It’s taken me a while to be able to say that anything happened to me and actually believe it.
Even as I write this, I think to myself: was it actually sexual assault? But it was, and it’s a widespread problem.
The week started off much like any other. I had decided to stay at my boyfriend’s house for a few days longer than planned, and so ordered a few dresses from ASOS, including a stunning yellow maxi dress with white polka dots.
At work, I was on the receiving end of compliments, and so I had a little spring in my step as I left the office. But on the streets of Soho, things took a sour turn.
Confidence quickly turned to self-consciousness as the dress seemed to attract unwanted attention; the men in suits at the pub who stopped talking and followed me with their eyes and the workmen outside the café who leered and winked. There was a sleazy middle-aged man smoking a cigarette who made crude comments as I walked past.
At the station, severe delays meant I walked onto a massively overcrowded platform. Bodies were pressed shoulder to shoulder as people poured off a packed train. I was weaving down the platform when I felt a hand on my bum, followed by a firm, aggressive, possessive, squeeze. My stomach twisted in knots.
I looked around and realised I was surrounded mostly by men. Any one of them could have groped me. There were bodies and limbs everywhere and it was difficult to tell where one person ended and another began. But the squeeze was unmistakable in its sexual, covert grip and predatory nature.
Whoever it was kept on walking, not even batting an eyelid.
Whenever I thought about sexual assault, before this experience, I always imagined I’d be angry. Indignant, loud, protecting myself and scaring off my attacker by drawing attention to him.
But instead, I felt scared. I was silent, feeling far more flight than fight – and that surprised me. All the notions about how I would protect myself vanished, but what could I do except keep walking and be grateful it hadn’t been worse?
More than half of women in the UK have suffered sexual harassment on the capital’s tube network, a survey by YouGov revealed this year
I also felt exposed, like I was wearing a bright yellow beacon. The dress seemed like a flashing neon sign pointing at my curves saying ‘Look here!

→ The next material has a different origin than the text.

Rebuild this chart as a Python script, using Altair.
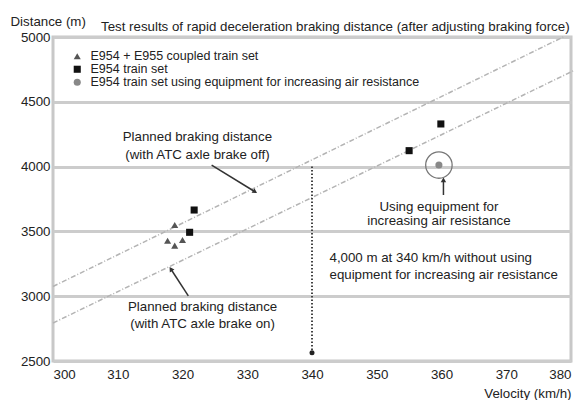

Touch here!’. All I wanted to do was run home and take it off, and forever banish it to the back of my wardrobe.
I have never once thought any victim of sexual assault was ‘asking for it’ because of what she wore, but I thought that about myself in that moment and regretted wearing it to work.
As soon as I got on the tube I fired off an embarrassed text in a WhatsApp group to my friends, who reminded me it wasn’t my fault and I’m allowed to wear whatever I like without being inappropriately touched. They encouraged me to report it, saying it would help the police build a picture of assaults – perhaps there was a serial offender on this particular platform.

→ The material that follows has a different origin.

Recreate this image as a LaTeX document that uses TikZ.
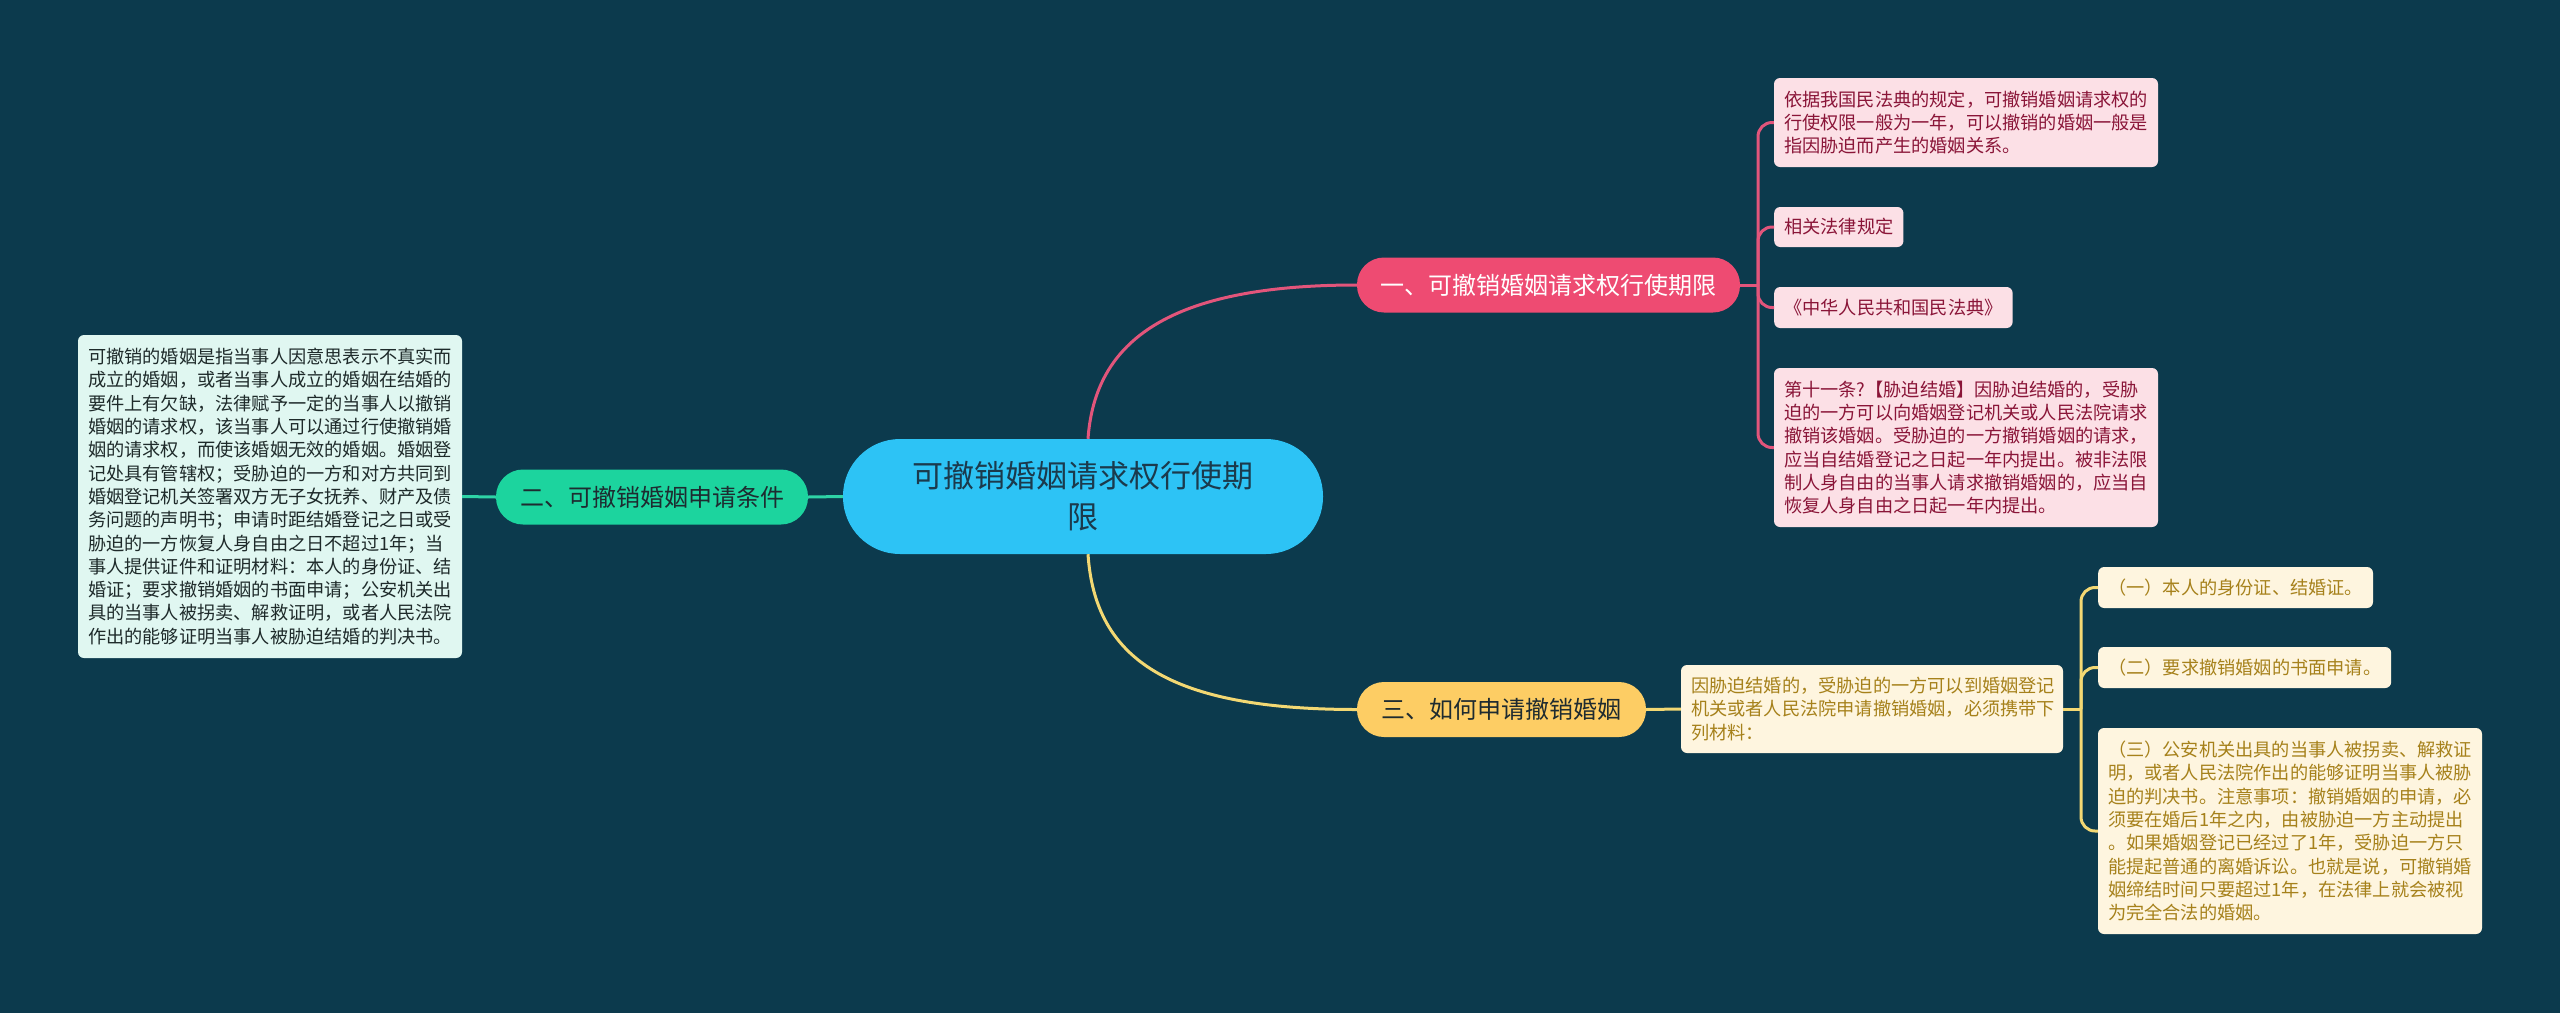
\documentclass[tikz,border=0pt]{standalone}
\usepackage{fontspec}
\setmainfont{Noto Sans CJK SC}
\definecolor{bg}{HTML}{0C3A4D}
\definecolor{cfill}{HTML}{2DC3F5}
\definecolor{ctext}{HTML}{1B3A4C}
\definecolor{pinkmain}{HTML}{EE4B72}
\definecolor{pinkline}{HTML}{E2557B}
\definecolor{pinkbox}{HTML}{FCE0E6}
\definecolor{pinktext}{HTML}{8A1538}
\definecolor{greenmain}{HTML}{1CD49E}
\definecolor{greenline}{HTML}{2ED3A6}
\definecolor{greenbox}{HTML}{E0F7F1}
\definecolor{greentext}{HTML}{1E2A2A}
\definecolor{yelmain}{HTML}{FDCD64}
\definecolor{yelline}{HTML}{F3D873}
\definecolor{yelbox}{HTML}{FEF5DF}
\definecolor{yeltext}{HTML}{A6811B}
\definecolor{darktext}{HTML}{1E2B30}
\tikzset{
  pill/.style={rounded corners=27pt, minimum height=55pt, inner sep=0pt, font=\fontsize{24}{28}\selectfont},
  txtbox/.style={rounded corners=6pt, inner xsep=10pt, inner ysep=0pt, align=left, font=\fontsize{18.2}{23.3}\selectfont},
  pbox/.style={txtbox, fill=pinkbox, text=pinktext},
  gbox/.style={txtbox, fill=greenbox, text=greentext},
  ybox/.style={txtbox, fill=yelbox, text=yeltext},
  pconn/.style={draw=pinkline, line width=3pt},
  gconn/.style={draw=greenline, line width=3pt},
  yconn/.style={draw=yelline, line width=3pt},
  bconn/.style={rounded corners=14pt}
}
\begin{document}
\begin{tikzpicture}[x=1pt,y=-1pt]
\fill[bg] (0,0) rectangle (2560,1013);
\useasboundingbox (0,0) rectangle (2560,1013);

% central node
\node[fill=cfill, text=ctext, rounded corners=57pt, minimum width=480pt, minimum height=115pt, inner sep=0pt, align=center, font=\fontsize{31}{41}\selectfont] (c) at (1083,496.5) {可撤销婚姻请求权行使期\\限};

% level 1
\node[pill, fill=pinkmain, text=white, minimum width=383pt] (n1) at (1548.5,285) {一、可撤销婚姻请求权行使期限};
\node[pill, fill=greenmain, text=darktext, minimum width=312pt] (n2) at (652,497) {二、可撤销婚姻申请条件};
\node[pill, fill=yelmain, text=darktext, minimum width=289pt] (n3) at (1501.5,709.5) {三、如何申请撤销婚姻};

% left box
\node[gbox, minimum width=384pt, minimum height=323pt, text width=364pt] (L) at (270,496.5) {可撤销的婚姻是指当事人因意思表示不真实而\\成立的婚姻，或者当事人成立的婚姻在结婚的\\要件上有欠缺，法律赋予一定的当事人以撤销\\婚姻的请求权，该当事人可以通过行使撤销婚\\姻的请求权，而使该婚姻无效的婚姻。婚姻登\\记处具有管辖权；受胁迫的一方和对方共同到\\婚姻登记机关签署双方无子女抚养、财产及债\\务问题的声明书；申请时距结婚登记之日或受\\胁迫的一方恢复人身自由之日不超过1年；当\\事人提供证件和证明材料：本人的身份证、结\\婚证；要求撤销婚姻的书面申请；公安机关出\\具的当事人被拐卖、解救证明，或者人民法院\\作出的能够证明当事人被胁迫结婚的判决书。};

% pink boxes
\node[pbox, minimum width=384pt, minimum height=89pt, text width=364pt] (p1) at (1966,122.5) {依据我国民法典的规定，可撤销婚姻请求权的\\行使权限一般为一年，可以撤销的婚姻一般是\\指因胁迫而产生的婚姻关系。};
\node[pbox, minimum height=40pt, anchor=west] (p2) at (1774,227) {相关法律规定};
\node[pbox, minimum height=41pt, anchor=west] (p3) at (1774,307.5) {《中华人民共和国民法典》};
\node[pbox, minimum width=384pt, minimum height=159pt, text width=364pt] (p4) at (1966,447.5) {第十一条?【胁迫结婚】因胁迫结婚的，受胁\\迫的一方可以向婚姻登记机关或人民法院请求\\撤销该婚姻。受胁迫的一方撤销婚姻的请求，\\应当自结婚登记之日起一年内提出。被非法限\\制人身自由的当事人请求撤销婚姻的，应当自\\恢复人身自由之日起一年内提出。};

% yellow boxes
\node[ybox, minimum width=382pt, minimum height=88pt, text width=362pt] (y0) at (1872,709) {因胁迫结婚的，受胁迫的一方可以到婚姻登记\\机关或者人民法院申请撤销婚姻，必须携带下\\列材料：};
\node[ybox, minimum height=41pt, anchor=west] (y1) at (2098,587.5) {（一）本人的身份证、结婚证。};
\node[ybox, minimum height=41pt, anchor=west] (y2) at (2098,667.5) {（二）要求撤销婚姻的书面申请。};
\node[ybox, minimum width=384pt, minimum height=206pt, text width=364pt] (y3) at (2290,831) {（三）公安机关出具的当事人被拐卖、解救证\\明，或者人民法院作出的能够证明当事人被胁\\迫的判决书。注意事项：撤销婚姻的申请，必\\须要在婚后1年之内，由被胁迫一方主动提出\\。如果婚姻登记已经过了1年，受胁迫一方只\\能提起普通的离婚诉讼。也就是说，可撤销婚\\姻缔结时间只要超过1年，在法律上就会被视\\为完全合法的婚姻。};

% connectors from centre
\draw[pconn] ([xshift=5pt]c.north) .. controls (1095,340) and (1170,285) .. (n1.west);
\draw[yconn] ([xshift=5pt]c.south) .. controls (1095,660) and (1170,709.5) .. (n3.west);
\draw[gconn] (c.west) -- (n2.east);
\draw[gconn] (n2.west) -- (L.east);

% pink bracket
\coordinate (jp) at (1758,285);
\draw[pconn] (n1.east) -- (jp);
\draw[pconn, bconn] (jp) |- (p1.west);
\draw[pconn, bconn] (jp) |- (p2.west);
\draw[pconn, bconn] (jp) |- (p3.west);
\draw[pconn, bconn] (jp) |- (p4.west);

% yellow bracket
\draw[yconn] (n3.east) -- (y0.west);
\coordinate (jy) at (2081,709);
\draw[yconn] (y0.east) -- (jy);
\draw[yconn, bconn] (jy) |- (y1.west);
\draw[yconn, bconn] (jy) |- (y2.west);
\draw[yconn, bconn] (jy) |- (y3.west);
\end{tikzpicture}
\end{document}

Another friend sent me the link to TfL’s ‘report it to stop it’ initiative, and I messaged the 61016 number.
A little while later, an officer phoned me. Still telling myself it wasn’t a big deal, I apologised for taking up her time, and said that I knew they wouldn’t be able to do anything about it.
But the officer thanked me for getting in touch and told me I did the right thing. While they were unfortunately unable to identify the perpetrator due to the crowds and the camera angles, they kept a record of the incident.
Having an officer take my report seriously, even when I was trying to play down the incident, gave me the validation to accept how I felt and helped me begin to process what had happened.
More than half of women in the UK have suffered sexual harassment on the capital’s tube network, a survey by YouGov revealed this year. According to TfL, 90 per cent of unwanted sexual behaviour on London transport goes unreported.
The NHS says sexual assault is any sexual act that is forced or without consent. It includes groping and forced kissing, as well as more extreme incidents such as rape or sexual torture.
I still worry that my assault wasn’t ‘big enough’.
I know I’m lucky compared to the tens of thousands of women who endure far worse every year. But that’s part of the problem: any assault is unacceptable, and I shouldn’t minimise my experience. By drawing the line on sexual harassment and assault, I hope that we’ll create safer streets and public transport for women.
Women deserve autonomy of their own bodies and to feel safe in public spaces.
What happened to me made me feel so ashamed for what I had ‘naively’ worn that day. I was embarrassed of my own body, which a stranger had deemed as nothing more than a sexual object there for the taking.
I no longer feel safe on public transport, with crowded trains causing complete paranoia and a sense of panic that leaves me frozen in fear, breathless and, in the worst instances, crying on rush hour trains from Oxford Circus, where it happened.
Most of the time now, I delay my journey to avoid busy trains.
And I’m still unable to wear that yellow dress.